Alton Sterling Was Arrested in 2009 After Similar Confrontation With Police Officer

July 14, 2016 Updated: July 14, 2016

Alton Sterling, the man who was killed in a police-involved altercation last week, had a similar encounter with police officers in 2009.

According to an exclusive report from Louisiana broadcaster WAFB, Sterling, 37, was arrested in an “eerily similar” manner. He fought with Baton Rouge police officers outside of a convenience store while he was selling CDs and carrying a gun, according to a May 29, 2009, police report.

In the 2009 incident, an officer was dispatched to the scene after receiving a complaint about someone “on the corner selling CDs” who pulled a gun on someone. The officer arrived on the scene and spotted Sterling, who was carrying a crate filled with CDs.

He asked Sterling to place his hands on the hood of his police car. When he asked him if he had weapons on him, Sterling didn’t answer, according to the officer. He then started reaching for his pocket.

Sterling then spun around and the two began to struggle, according to the report. Both men hit the ground. The officer then called for backup as Sterling tried to get him off.

Alton Sterling, the man who was shot (Facebook)
Alton Sterling, the man who was shot (Facebook)

“While wrestling with this subject on the ground a black semi auto hand gun fell from this subject waist band at this time,” the report stated, according to WAFB.

Another deputy arrived and the two arrested Sterling, placing him in handcuffs. He “was then escorted to my unit where he continued to fight with officers,” the report said. He was charged with possession of marijuana, illegal possession of a firearm with drugs, illegal possession of a stolen firearm, and resisting an officer.
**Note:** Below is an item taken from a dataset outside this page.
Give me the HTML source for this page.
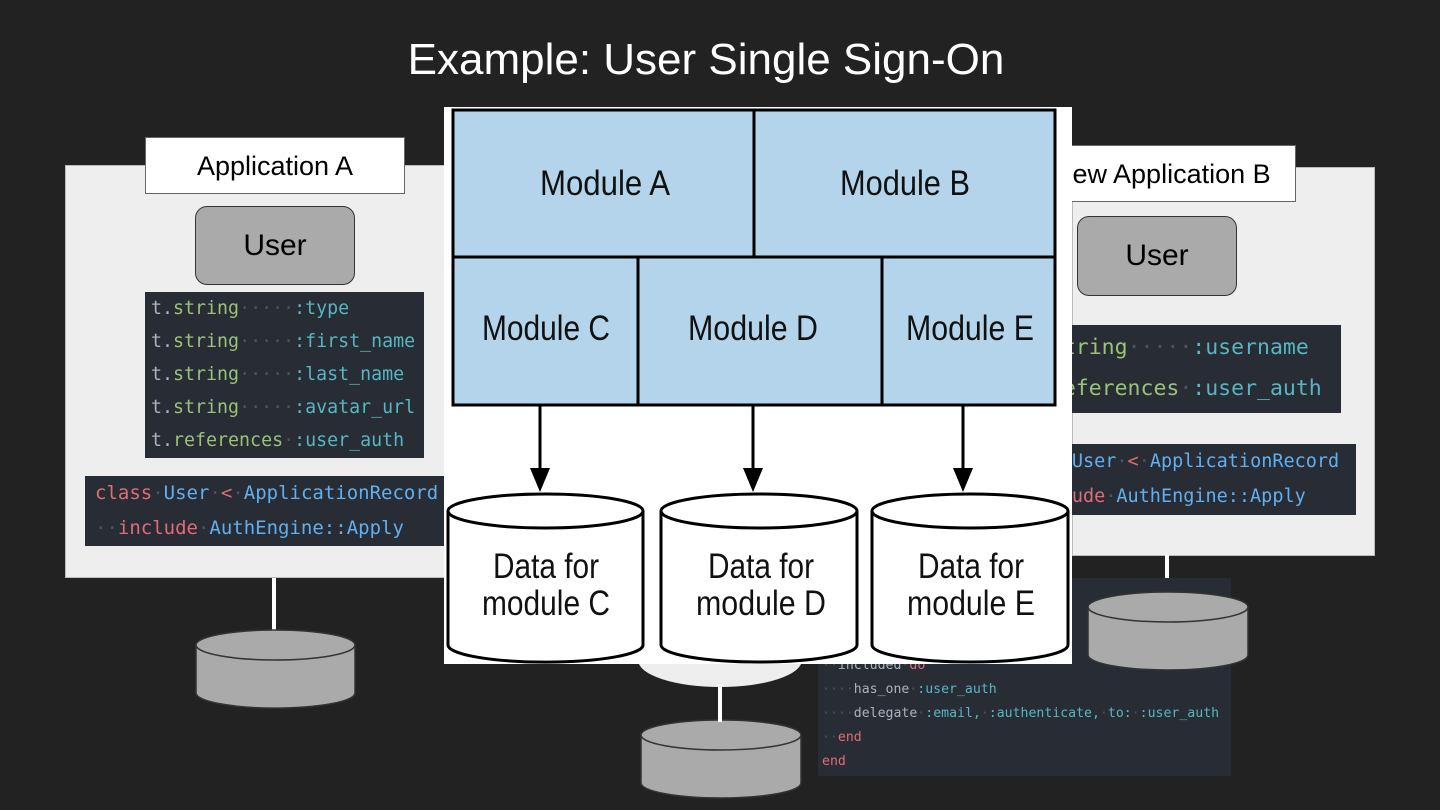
<!DOCTYPE html>
<html><head><meta charset="utf-8"><style>
body{margin:0;background:#222;}
.w{position:relative;width:1440px;height:810px;overflow:hidden;background:#222;font-family:"Liberation Sans",sans-serif;}
.a{position:absolute;}
.code{position:absolute;background:#282c34;font-family:"DejaVu Sans Mono","Liberation Mono",monospace;white-space:pre;overflow:hidden;}
.g{color:#98c379}.c{color:#56b6c2}.b{color:#61afef}.r{color:#e06c75}.t{color:#abb2bf}.d{color:#4b5263}
</style></head><body><div class="w">
<div class="a" style="left:0;top:35px;width:1412px;text-align:center;color:#fff;font-size:44px">Example: User Single Sign-On</div>

<!-- left panel -->
<div class="a" style="left:65px;top:165px;width:380px;height:413px;background:#eee;border:1px solid #bbb;box-sizing:border-box"></div>
<div class="a" style="left:145px;top:137px;width:260px;height:57px;background:#fff;border:1px solid #666;box-sizing:border-box;font-size:27px;text-align:center;line-height:57px">Application A</div>
<div class="a" style="left:195px;top:206px;width:160px;height:79px;background:#aaa;border:1.5px solid #333;border-radius:12px;box-sizing:border-box;font-size:30px;text-align:center;line-height:77px">User</div>
<div class="code" style="left:145px;top:292px;width:279px;height:166px;font-size:18.3px;line-height:33px;padding:0 6px;box-sizing:border-box"><span class="t">t.</span><span class="g">string</span><span class="d">·····</span><span class="c">:type</span>
<span class="t">t.</span><span class="g">string</span><span class="d">·····</span><span class="c">:first_name</span>
<span class="t">t.</span><span class="g">string</span><span class="d">·····</span><span class="c">:last_name</span>
<span class="t">t.</span><span class="g">string</span><span class="d">·····</span><span class="c">:avatar_url</span>
<span class="t">t.</span><span class="g">references</span><span class="d">·</span><span class="c">:user_auth</span></div>
<div class="code" style="left:85px;top:476px;width:360px;height:70px;font-size:19px;line-height:35px;padding:0 10px;box-sizing:border-box"><span class="r">class</span><span class="d">·</span><span class="b">User</span><span class="d">·</span><span class="r">&lt;</span><span class="d">·</span><span class="b">ApplicationRecord</span>
<span class="d">··</span><span class="r">include</span><span class="d">·</span><span class="b">AuthEngine::Apply</span></div>
<div class="a" style="left:272px;top:578px;width:4px;height:54px;background:#fff"></div>

<!-- right panel -->
<div class="a" style="left:1072px;top:167px;width:303px;height:389px;background:#eee;border:1px solid #bbb;box-sizing:border-box"></div>
<div class="a" style="left:1030px;top:145px;width:266px;height:57px;background:#fff;border:1px solid #666;box-sizing:border-box;font-size:27px;line-height:57px;padding-left:22px;white-space:nowrap">New Application B</div>
<div class="a" style="left:1077px;top:216px;width:160px;height:80px;background:#aaa;border:1.5px solid #333;border-radius:12px;box-sizing:border-box;font-size:30px;text-align:center;line-height:78px">User</div>
<div class="code" style="left:1010px;top:325px;width:331px;height:88px;font-size:21.5px;line-height:41px;padding:2px 0 0 14px;box-sizing:border-box"><span class="t">t.</span><span class="g">string</span><span class="d">·····</span><span class="c">:username</span>
<span class="t">t.</span><span class="g">references</span><span class="d">·</span><span class="c">:user_auth</span></div>
<div class="code" style="left:1000px;top:444px;width:356px;height:71px;font-size:18.5px;line-height:35px;padding:0 0 0 5px;box-sizing:border-box"><span class="r">class</span><span class="d">·</span><span class="b">User</span><span class="d">·</span><span class="r">&lt;</span><span class="d">·</span><span class="b">ApplicationRecord</span>
<span class="d">··</span><span class="r">include</span><span class="d">·</span><span class="b">AuthEngine::Apply</span></div>
<div class="a" style="left:1165px;top:555px;width:4px;height:40px;background:#fff"></div>

<!-- bottom code -->
<div class="code" style="left:818px;top:578px;width:413px;height:198px;font-size:13.2px;line-height:24px;padding:76px 0 0 4px;box-sizing:border-box"><span class="d">··</span><span class="t">included</span><span class="d">·</span><span class="r">do</span>
<span class="d">····</span><span class="t">has_one</span><span class="d">·</span><span class="c">:user_auth</span>
<span class="d">····</span><span class="t">delegate</span><span class="d">·</span><span class="c">:email,</span><span class="d">·</span><span class="c">:authenticate,</span><span class="d">·</span><span class="c">to:</span><span class="d">·</span><span class="c">:user_auth</span>
<span class="d">··</span><span class="r">end</span>
<span class="r">end</span></div>

<svg class="a" style="left:0;top:0" width="1440" height="810">
<g fill="#aaa" stroke="#333" stroke-width="1.5">
<path d="M196 645 v48 a79 15 0 0 0 159 0 v-48"/><ellipse cx="275.5" cy="645" rx="79.5" ry="15"/>
<path d="M1088 607 v48 a80 15 0 0 0 160 0 v-48"/><ellipse cx="1168" cy="607" rx="80" ry="15"/>
<path d="M641 735 v48 a80 15 0 0 0 160 0 v-48"/><ellipse cx="721" cy="735" rx="80" ry="15"/>
</g>
<ellipse cx="720" cy="660" rx="82" ry="27" fill="#eee"/>
<rect x="718" y="684" width="4" height="38" fill="#fff"/>
</svg>

<!-- center diagram -->
<svg class="a" style="left:444px;top:107px" width="628" height="557" viewBox="444 107 628 557">
<rect x="444" y="107" width="628" height="557" fill="#fff"/>
<rect x="453" y="110" width="602" height="295" fill="#b3d4ea" stroke="#000" stroke-width="3"/>
<g stroke="#000" stroke-width="3">
<line x1="453" y1="257" x2="1055" y2="257"/>
<line x1="754" y1="110" x2="754" y2="257"/>
<line x1="638" y1="257" x2="638" y2="405"/>
<line x1="882" y1="257" x2="882" y2="405"/>
<line x1="540" y1="405" x2="540" y2="470"/>
<line x1="753" y1="405" x2="753" y2="470"/>
<line x1="963" y1="405" x2="963" y2="470"/>
</g>
<g fill="#000"><path d="M530 468 h20 l-10 24z"/><path d="M743 468 h20 l-10 24z"/><path d="M953 468 h20 l-10 24z"/></g>
<g fill="#fff" stroke="#000" stroke-width="3">
<path d="M448 511 v134 a97 17 0 0 0 195 0 v-134"/><ellipse cx="545.5" cy="511" rx="97.5" ry="17"/>
<path d="M661 511 v134 a98 17 0 0 0 196 0 v-134"/><ellipse cx="759" cy="511" rx="98" ry="17"/>
<path d="M872 511 v134 a98 17 0 0 0 196 0 v-134"/><ellipse cx="970" cy="511" rx="98" ry="17"/>
</g>
<g font-family="Liberation Sans Narrow,Liberation Sans,sans-serif" font-size="35" text-anchor="middle" fill="#111">
<text x="605" y="195" textLength="130" lengthAdjust="spacingAndGlyphs">Module A</text>
<text x="905" y="195" textLength="130" lengthAdjust="spacingAndGlyphs">Module B</text>
<text x="546" y="340" textLength="128" lengthAdjust="spacingAndGlyphs">Module C</text>
<text x="753" y="340" textLength="130" lengthAdjust="spacingAndGlyphs">Module D</text>
<text x="970" y="340" textLength="128" lengthAdjust="spacingAndGlyphs">Module E</text>
<text x="546" y="578" textLength="106" lengthAdjust="spacingAndGlyphs">Data for</text>
<text x="546" y="615" textLength="128" lengthAdjust="spacingAndGlyphs">module C</text>
<text x="761" y="578" textLength="106" lengthAdjust="spacingAndGlyphs">Data for</text>
<text x="761" y="615" textLength="130" lengthAdjust="spacingAndGlyphs">module D</text>
<text x="971" y="578" textLength="106" lengthAdjust="spacingAndGlyphs">Data for</text>
<text x="971" y="615" textLength="128" lengthAdjust="spacingAndGlyphs">module E</text>
</g>
</svg>
</div></body></html>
Sterling pleaded guilty to illegal carrying of a weapon with a controlled dangerous substance, and he was sentenced to five years in prison. He got out on parole on Dec. 5, 2013.

Sterling’s family attorney L. Chris Stewart addressed the reports about his past. He said it is “one of the biggest character assassination attempts on someone that I’ve ever seen,” ABC News reported.

“You can judge a man by his past, or in this case you can judge him by what we saw in the videotape,” Stewart said. “All that matters is that videotape,” he said, referring to a cell phone recording of his deadly encounter with police.

The Department of Justice is now investigating Sterling’s shooting.

The Baton Rouge police officers involved, Blane Salamoni and Howie Lake, were placed on paid administrative leave, the police department said.